(4) LA EDAD DE LA INOCENCIA, de Martin Scorsese.

ORGULLO Y PREJUICIO
Adaptación fílmica de la novela homónima de Edith Wharton, una escritora que se convirtió en la cronista social de Nueva York de finales del siglo XIX y que ganó con La edad de la inocencia el premio Pulitzer en 1921, un relato-río que puede parecer farragoso por su multitud de personajes, localizaciones y amplitud temporal —50 años, de 1870 a 1920— pero que, sin duda, comparte el rigor en la descripción psicológica de la mejor novelística del pasado siglo.
La película narra, en esencia, el choque entre dos mundos, representados por dos mujeres —una, la novia tradicional; la otra, una mujer casada y más liberada— entre las que se debate el joven y apuesto Newland Archer. Tres personajes magníficamente encarnados por Winona Ryder, Michelle Pfeiffer y Daniel Day-Lewis, respectivamente, y cuyo conflicto es resuelto con el mantenimiento del orden social y familiar a costa del sacrificio de los sentimientos individuales.
Este drama personal viene enmarcado en el universo neoyorkino de las clases altas, de las familias, tribus y clanes aristocráticos que ejercían una rígida dictadura sobre las conductas de sus miembros y allegados al socaire de unas normas consuetudinarias tan puritanas como hipócritas. La obesa Mrs. Mingott, que dictamina sobre lo justo y lo conveniente, inmóvil en su sillón, es la acertada metáfora que viene a ilustrar sobre el profundo reaccionarismo y la inercia de los de su clase.
Pero sobre esta historia en la que la realidad —los sentimientos amorosos— es sofocada por los convencionalismos —los intereses y las apariencias— se cernía el peligro del folletín, del efectismo y del moralismo. Scorsese, sin embargo, ha sabido sortear con talento y brillantez las trampas del referente literario gracias a una experta dirección de actores, que modera su gesticulación para convertirse en austeridad; a una cámara funcional que no se pierde en arabescos innecesarios; a unas escenas que nunca se alargan más de lo preciso para mostrar las situaciones; a una voz en off que viene a desempeñar un cierto papel distanciador; y, principalmente, merced a una absoluta ausencia de retórica verbal, confiando en lo visual como fundamento descriptivo y expresivo de las características de una clase social elevada: la liturgia y ostentación de las cenas, por ejemplo, que nos define a los personajes por sus gestos, ritos y etiquetas.

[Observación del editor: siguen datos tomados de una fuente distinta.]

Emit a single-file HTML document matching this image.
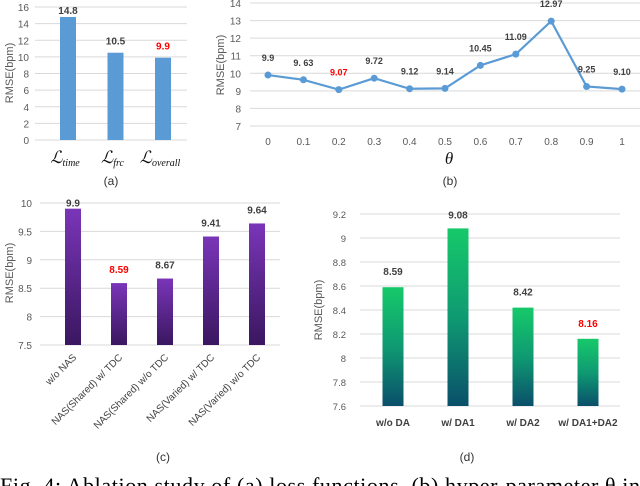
<!DOCTYPE html>
<html><head><meta charset="utf-8"><style>
html,body{margin:0;padding:0;background:#fff;width:640px;height:486px;overflow:hidden}
svg{display:block;font-family:"Liberation Sans",sans-serif}
</style></head><body>
<svg id="s" width="640" height="486" viewBox="0 0 640 486">
<defs>
<linearGradient id="gp" x1="0" y1="0" x2="0" y2="1"><stop offset="0" stop-color="#7a35b8"/><stop offset="1" stop-color="#3a1760"/></linearGradient>
<linearGradient id="gg" x1="0" y1="0" x2="0" y2="1"><stop offset="0" stop-color="#16c96a"/><stop offset="0.5" stop-color="#0f9a72"/><stop offset="1" stop-color="#0a4f6a"/></linearGradient>
</defs>
<text x="0" y="493" font-family="Liberation Serif,serif" font-size="22" fill="#000" textLength="640">Fig. 4: Ablation study of (a) loss functions, (b) hyper-parameter θ in</text>
</svg>
<script>
// Chart (a)
const aCats = ["time","frc","overall"];
const aVals = [14.8, 10.5, 9.9];
const aTicks = [0,2,4,6,8,10,12,14,16];
// Chart (b)
const bCats = ["0","0.1","0.2","0.3","0.4","0.5","0.6","0.7","0.8","0.9","1"];
const bVals = [9.9, 9.63, 9.07, 9.72, 9.12, 9.14, 10.45, 11.09, 12.97, 9.25, 9.10];
const bLabels = ["9.9","9. 63","9.07","9.72","9.12","9.14","10.45","11.09","12.97","9.25","9.10"];
const bTicks = [7,8,9,10,11,12,13,14];
// Chart (c)
const cCats = ["w/o NAS","NAS(Shared) w/ TDC","NAS(Shared) w/o TDC","NAS(Varied) w/ TDC","NAS(Varied) w/o TDC"];
const cVals = [9.9, 8.59, 8.67, 9.41, 9.64];
const cTicks = [7.5,8,8.5,9,9.5,10];
// Chart (d)
const dCats = ["w/o DA","w/ DA1","w/ DA2","w/ DA1+DA2"];
const dVals = [8.59, 9.08, 8.42, 8.16];
const dTicks = [7.6,7.8,8,8.2,8.4,8.6,8.8,9,9.2];

const S = document.getElementById('s');
const NS = 'http://www.w3.org/2000/svg';
function mk(tag, attrs, txt){
  const e = document.createElementNS(NS, tag);
  for (const k in attrs) e.setAttribute(k, attrs[k]);
  if (txt !== undefined) e.textContent = txt;
  S.appendChild(e);
  return e;
}
function lin(d0,d1,r0,r1){return v=>r0+(v-d0)*(r1-r0)/(d1-d0);}
function fmt(v){return String(v);}

function axes(name, ticks, y, x0, x1, lx, fs){
  ticks.forEach(t=>{
    const g = mk('line',{x1:x0,x2:x1,y1:y(t),y2:y(t),stroke:'#d9d9d9','stroke-width':1});
    
    
    const l = mk('text',{x:lx,y:y(t)+4,'text-anchor':'end','font-size':fs,fill:'#595959'}, fmt(t));
    
    
  });
}
function ytitle(name,x,y){
  const t = mk('text',{x:x,y:y,'text-anchor':'middle','font-size':11,fill:'#595959',transform:`rotate(-90 ${x} ${y})`},'RMSE(bpm)');
  
  
}
function sub(name,x,y,txt){
  const t = mk('text',{x:x,y:y,'text-anchor':'middle','font-size':12,fill:'#333'},txt);
  
  
}
function minIdx(a){let m=0;a.forEach((v,i)=>{if(v<a[m])m=i;});return m;}

// (a)
{
  const y = lin(0,16,140,7);
  axes('chart-a', aTicks, y, 35, 187, 29, 10);
  const xs = i => 68 + i*47.5;
  const mi = minIdx(aVals);
  aVals.forEach((v,i)=>{
    const r = mk('rect',{x:xs(i)-8,y:y(v),width:16,height:y(0)-y(v),fill:'#5b9bd5'});
    
    
    const t = mk('text',{x:xs(i),y:y(v)-(i===0?3:8),'text-anchor':'middle','font-size':10,'font-weight':'bold',fill:i===mi?'#ff0000':'#404040'},fmt(v));
    
    
    const c = mk('text',{x:xs(i)-3,y:163,'text-anchor':'middle','font-family':'Liberation Serif,serif','font-size':17,'font-style':'italic',fill:'#111'},'ℒ');
    
    
    const s = mk('tspan',{'font-size':10,dy:3},aCats[i]);
    c.appendChild(s);
  });
  ytitle('chart-a',13,73);
  sub('chart-a',111,185,'(a)');
}
// (b)
{
  const y = lin(7,14,126,3);
  axes('chart-b', bTicks, y, 250, 640, 241, 10);
  const x = i => 268 + i*35.4;
  const mi = minIdx(bVals);
  const pts = bVals.map((v,i)=>x(i)+','+y(v)).join(' ');
  const pl = mk('polyline',{points:pts,fill:'none',stroke:'#5b9bd5','stroke-width':2.2});
  
  
  bVals.forEach((v,i)=>{
    const c = mk('circle',{cx:x(i),cy:y(v),r:3.5,fill:'#5b9bd5'});
    
    
    const t = mk('text',{x:x(i),y:y(v)-14,'text-anchor':'middle','font-size':9,'font-weight':'bold',fill:i===mi?'#ff0000':'#404040'},bLabels[i]);
    
    
    const l = mk('text',{x:x(i),y:145,'text-anchor':'middle','font-size':10,fill:'#595959'},bCats[i]);
    
    
  });
  const th = mk('text',{x:449,y:164,'text-anchor':'middle','font-family':'Liberation Serif,serif','font-size':17,'font-style':'italic',fill:'#111'},'θ');
  
  
  ytitle('chart-b',224,65);
  sub('chart-b',450,185,'(b)');
}
// (c)
{
  const y = lin(7.5,10,345,203);
  axes('chart-c', cTicks, y, 40, 280, 32, 10);
  const x = i => 73 + i*46;
  const mi = minIdx(cVals);
  cVals.forEach((v,i)=>{
    const r = mk('rect',{x:x(i)-8,y:y(v),width:16,height:y(7.5)-y(v),fill:'url(#gp)'});
    
    
    const t = mk('text',{x:x(i),y:y(v)-(i===0?2:10),'text-anchor':'middle','font-size':10,'font-weight':'bold',fill:i===mi?'#ff0000':'#404040'},fmt(v));
    
    
    const lx = x(i)+4, ly = 358;
    const l = mk('text',{x:lx,y:ly,'text-anchor':'end','font-size':10,fill:'#404040',transform:`rotate(-45 ${lx} ${ly})`},cCats[i]);
    
    
  });
  ytitle('chart-c',13,273);
  sub('chart-c',163,461,'(c)');
}
// (d)
{
  const y = lin(7.6,9.2,406,214);
  axes('chart-d', dTicks, y, 360, 620, 346, 9.5);
  const x = i => 393 + i*65;
  const mi = minIdx(dVals);
  dVals.forEach((v,i)=>{
    const r = mk('rect',{x:x(i)-10.5,y:y(v),width:21,height:y(7.6)-y(v),fill:'url(#gg)'});
    
    
    const t = mk('text',{x:x(i),y:y(v)-(i===1?10:12),'text-anchor':'middle','font-size':10,'font-weight':'bold',fill:i===mi?'#ff0000':'#404040'},fmt(v));
    
    
    const l = mk('text',{x:x(i),y:426,'text-anchor':'middle','font-size':10,'font-weight':'bold',fill:'#404040'},dCats[i]);
    
    
  });
  ytitle('chart-d',322,310);
  sub('chart-d',467,461,'(d)');
}
</script>
</body></html>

La edad de la inocencia, posiblemente la mejor película de Scorsese hasta la fecha, cuenta con una extraordinaria fotografía de Michael Ballhaus y una evocadora música de veterano Elmer Bernstein, pero sería injusto olvidar los múltiples referentes cinematográficos que, salvando las naturales distancias, planean sobre el film: desde el sobrio clasicismo y la funcionalidad narrativa de La heredera (1949) de William Wyler a la intensidad del melodrama como instrumento de análisis de una moral social en El cuarto mandamiento (1942) de Orson Welles; desde el suntuoso barroquismo escenográfico Belle èpoque de un Max Ophüls a la elegancia y nobleza de formas del Visconti de El Gatopardo (1963); todo ello sin olvidar la importancia del color, decorados, vestuario y maquillaje en el cine de Minnelli para caracterizar y definir a los personajes.
Lo cierto es que Scorsese ha sabido conjugar las diferentes aportaciones financieras y artísticas en una gran labor de producción en la que, curiosamente, por tratarse de un cine de época, recurrió con frecuencia al rodaje en exteriores e interiores naturales, tras una intensa y meritoria labor de localización. Todo ello en un film que no renuncia a ciertas osadías de estilo, un vanguardismo que puede concretarse en los fundidos en amarillo y en rojo para finalizar determinadas secuencias o la superposición de las voces en off simultáneas de la narradora y de uno de los personajes femeninos, pero que logra sintetizar la fuerza de los sentimientos, la lucidez analítica y la contención expresiva.
Así pues, La edad de la inocencia es una excelente obra del irregular Martin Scorsese que aquí se manifiesta como un magnífico y exquisito cineasta y que quizá hubiésemos considerado una obra maestra de haberse exhibido en su versión original.